begin SOURCE MATERIAL

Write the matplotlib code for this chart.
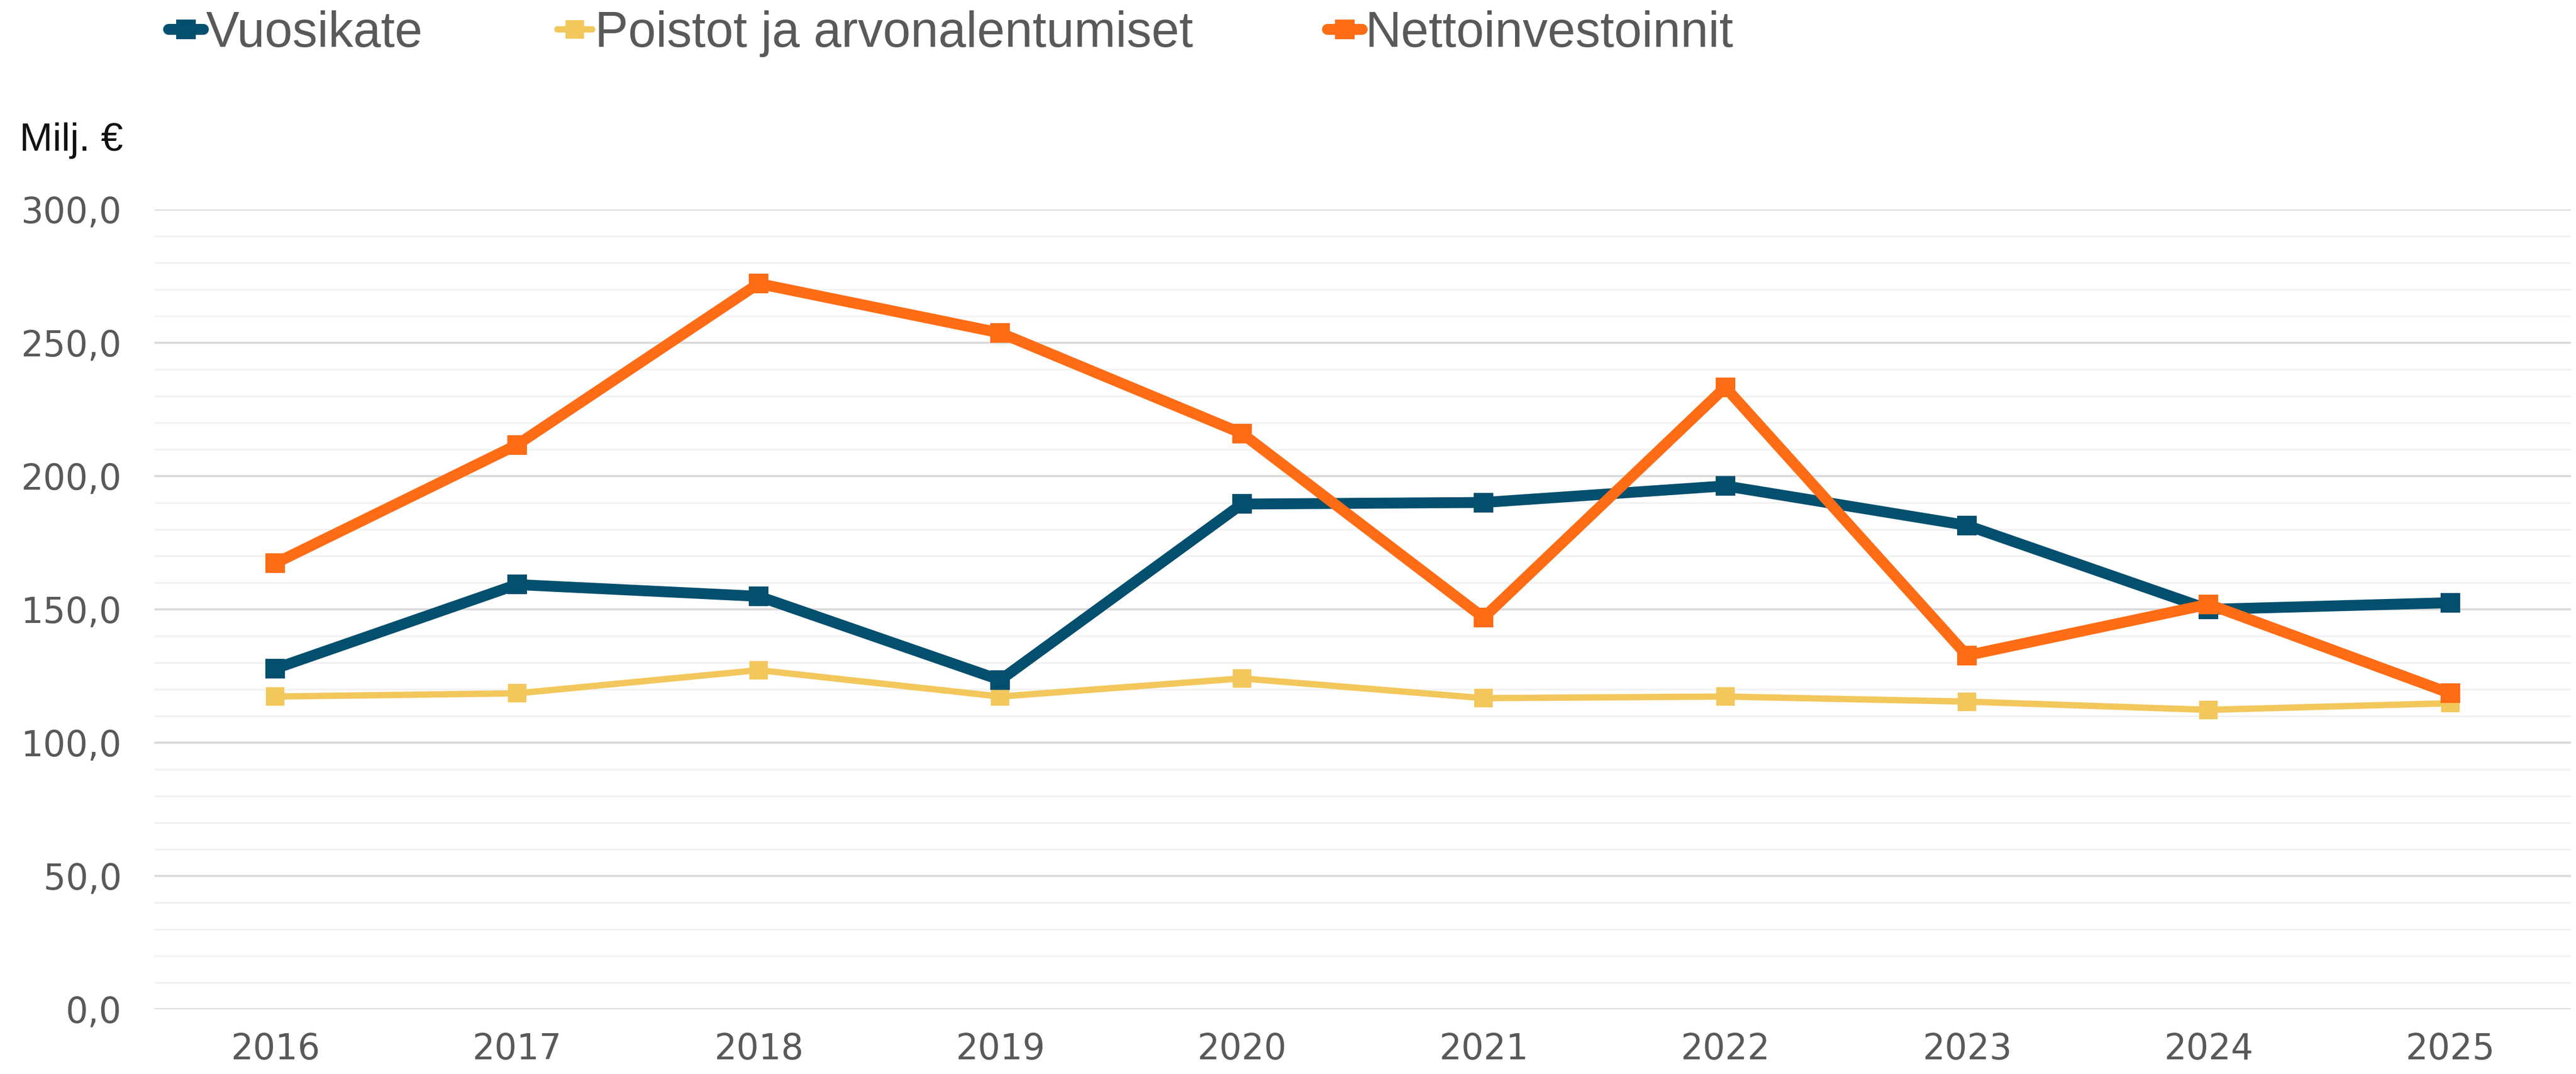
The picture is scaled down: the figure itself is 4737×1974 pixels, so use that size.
import matplotlib
matplotlib.use("Agg")
import matplotlib.pyplot as plt
from matplotlib.ticker import MultipleLocator, FuncFormatter

years = ["2016", "2017", "2018", "2019", "2020", "2021", "2022", "2023", "2024", "2025"]
vuosikate = [127.8, 159.3, 154.9, 123.5, 189.5, 190.1, 196.3, 181.5, 150.0, 152.5]
poistot = [117.3, 118.5, 127.2, 117.3, 124.1, 116.7, 117.3, 115.4, 112.3, 114.8]
netto = [167.3, 211.7, 272.2, 253.7, 216.0, 146.9, 233.3, 132.7, 151.9, 118.5]
labels = ["Vuosikate", "Poistot ja arvonalentumiset", "Nettoinvestoinnit"]

DPI = 300
fig = plt.figure(figsize=(4737 / DPI, 1974 / DPI), dpi=DPI)
ax = fig.add_axes([284 / 4737, 1 - 1855 / 1974, (4728 - 284) / 4737, (1855 - 385) / 1974])

x = list(range(len(years)))
c_blue = "#034F6E"
c_yel = "#F2C75C"
c_ora = "#FE6C15"

l1, = ax.plot(x, vuosikate, color=c_blue, lw=4.8, marker="s", ms=8.0, mew=0.5,
              solid_joinstyle="round", solid_capstyle="round", zorder=3)
l2, = ax.plot(x, poistot, color=c_yel, lw=2.8, marker="s", ms=7.6, mew=0.5,
              solid_joinstyle="round", solid_capstyle="round", zorder=2)
l3, = ax.plot(x, netto, color=c_ora, lw=4.8, marker="s", ms=8.0, mew=0.5,
              solid_joinstyle="round", solid_capstyle="round", zorder=4)

ax.set_xlim(-0.5, len(years) - 0.5)
ax.set_ylim(0, 300)
ax.yaxis.set_major_locator(MultipleLocator(50))
ax.yaxis.set_minor_locator(MultipleLocator(10))
ax.yaxis.set_major_formatter(FuncFormatter(lambda v, p: f"{v:.1f}".replace(".", ",")))
ax.set_xticks(x)
ax.set_xticklabels(years)
ax.grid(axis="y", which="minor", color="#F2F2F2", lw=0.8, zorder=0)
ax.grid(axis="y", which="major", color="#D9D9D9", lw=0.9, zorder=0)
ax.set_axisbelow(True)
for s in ax.spines.values():
    s.set_visible(False)
ax.tick_params(axis="both", which="both", length=0)
ax.tick_params(axis="y", pad=14.5, labelsize=15.5, labelcolor="#595959")
ax.tick_params(axis="x", pad=10, labelsize=15.5, labelcolor="#595959")
for t in ax.get_xticklabels() + ax.get_yticklabels():
    t.set_fontfamily("DejaVu Sans")

fig.text(36 / 4737, 1 - 258 / 1974, "Milj. €", fontsize=17.5, color="#111111",
         family="Liberation Sans", va="center", ha="left")

leg = fig.legend([l1, l2, l3], labels, loc="center left",
                 bbox_to_anchor=(310 / 4737, 1 - 62 / 1974), ncol=3, frameon=False,
                 handlelength=0.7, handletextpad=0.05, columnspacing=2.7,
                 prop={"family": "Liberation Sans", "size": 22}, labelcolor="#595959",
                 borderpad=0, borderaxespad=0)

fig.savefig("out.png", dpi=DPI, facecolor="white")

end SOURCE MATERIAL

[PROBLEM TO SOLVE]: Without the pictures, repeat the listing above exactly.

[SOLUTION]:
Write the matplotlib code for this chart.
The picture is scaled down: the figure itself is 4737×1974 pixels, so use that size.
import matplotlib
matplotlib.use("Agg")
import matplotlib.pyplot as plt
from matplotlib.ticker import MultipleLocator, FuncFormatter

years = ["2016", "2017", "2018", "2019", "2020", "2021", "2022", "2023", "2024", "2025"]
vuosikate = [127.8, 159.3, 154.9, 123.5, 189.5, 190.1, 196.3, 181.5, 150.0, 152.5]
poistot = [117.3, 118.5, 127.2, 117.3, 124.1, 116.7, 117.3, 115.4, 112.3, 114.8]
netto = [167.3, 211.7, 272.2, 253.7, 216.0, 146.9, 233.3, 132.7, 151.9, 118.5]
labels = ["Vuosikate", "Poistot ja arvonalentumiset", "Nettoinvestoinnit"]

DPI = 300
fig = plt.figure(figsize=(4737 / DPI, 1974 / DPI), dpi=DPI)
ax = fig.add_axes([284 / 4737, 1 - 1855 / 1974, (4728 - 284) / 4737, (1855 - 385) / 1974])

x = list(range(len(years)))
c_blue = "#034F6E"
c_yel = "#F2C75C"
c_ora = "#FE6C15"

l1, = ax.plot(x, vuosikate, color=c_blue, lw=4.8, marker="s", ms=8.0, mew=0.5,
              solid_joinstyle="round", solid_capstyle="round", zorder=3)
l2, = ax.plot(x, poistot, color=c_yel, lw=2.8, marker="s", ms=7.6, mew=0.5,
              solid_joinstyle="round", solid_capstyle="round", zorder=2)
l3, = ax.plot(x, netto, color=c_ora, lw=4.8, marker="s", ms=8.0, mew=0.5,
              solid_joinstyle="round", solid_capstyle="round", zorder=4)

ax.set_xlim(-0.5, len(years) - 0.5)
ax.set_ylim(0, 300)
ax.yaxis.set_major_locator(MultipleLocator(50))
ax.yaxis.set_minor_locator(MultipleLocator(10))
ax.yaxis.set_major_formatter(FuncFormatter(lambda v, p: f"{v:.1f}".replace(".", ",")))
ax.set_xticks(x)
ax.set_xticklabels(years)
ax.grid(axis="y", which="minor", color="#F2F2F2", lw=0.8, zorder=0)
ax.grid(axis="y", which="major", color="#D9D9D9", lw=0.9, zorder=0)
ax.set_axisbelow(True)
for s in ax.spines.values():
    s.set_visible(False)
ax.tick_params(axis="both", which="both", length=0)
ax.tick_params(axis="y", pad=14.5, labelsize=15.5, labelcolor="#595959")
ax.tick_params(axis="x", pad=10, labelsize=15.5, labelcolor="#595959")
for t in ax.get_xticklabels() + ax.get_yticklabels():
    t.set_fontfamily("DejaVu Sans")

fig.text(36 / 4737, 1 - 258 / 1974, "Milj. €", fontsize=17.5, color="#111111",
         family="Liberation Sans", va="center", ha="left")

leg = fig.legend([l1, l2, l3], labels, loc="center left",
                 bbox_to_anchor=(310 / 4737, 1 - 62 / 1974), ncol=3, frameon=False,
                 handlelength=0.7, handletextpad=0.05, columnspacing=2.7,
                 prop={"family": "Liberation Sans", "size": 22}, labelcolor="#595959",
                 borderpad=0, borderaxespad=0)

fig.savefig("out.png", dpi=DPI, facecolor="white")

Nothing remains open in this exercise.